Il ms. 200, acquistato da mons. Giusto Fontanini nel 1717, fu trascritto probabilmente a Firenze dai notai Paolo Puccini e Pietro Bonaccorsi tra la fine del Trecento e gli inizi del Quattrocento, ed è arricchito nella prima parte da tre splendide miniature attribuibili a Bartolomeo di Fruosino, uno dei più grandi illustratori fiorentini, la cui arte fu importante per lo sviluppo della miniatura fino alla seconda metà del Quattrocento.
Meravigliosa la miniatura a
carta 2 recto, con il Sommo Poeta ritratto nell’iconografia già consolidata, con la veste rossa, ampia, lunga, con un copricapo bianco aderente alla testa e con le punte a coprire le orecchie, cui è sovrapposto un berretto nella stessa stoffa dell’abito con un ricasco a cappuccio: Dante è nel suo studiolo, allo scrittoio, con il calamo in mano, perfettamente incorniciato nella lettera N, color blu cobalto, che principia la Commedia.

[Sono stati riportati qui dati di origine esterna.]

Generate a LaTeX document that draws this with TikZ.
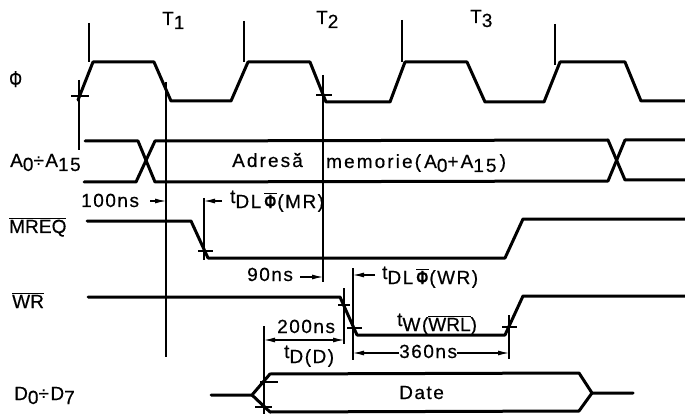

Il testo è corredato da due importanti commenti, uno in volgare di autore non ancora identificato, e l’altro in latino, a firma di Graziolo de’ Bambaglioli, notaio bolognese, considerato fra i primi commentatori di Dante.
Il codice si presenta come un vero e proprio laboratorio, quasi un cantiere aperto: oltre ai commenti compare una parziale traduzione del testo in esametri latini, l’impostazione grafica della pagina muta notevolmente nei diversi fascicoli, e dopo le prime tre miniature policrome ne appaiono altre stilisticamente molto diverse, acquerellate (come quella che ritrae Cerbero a
carta 15 verso) o a penna di mano più tarda (come quella raffigurante la palude Stigia a
carta 19 verso), mentre dopo carta 20 non vi sono più illustrazioni ma spazi bianchi ancora da riempire.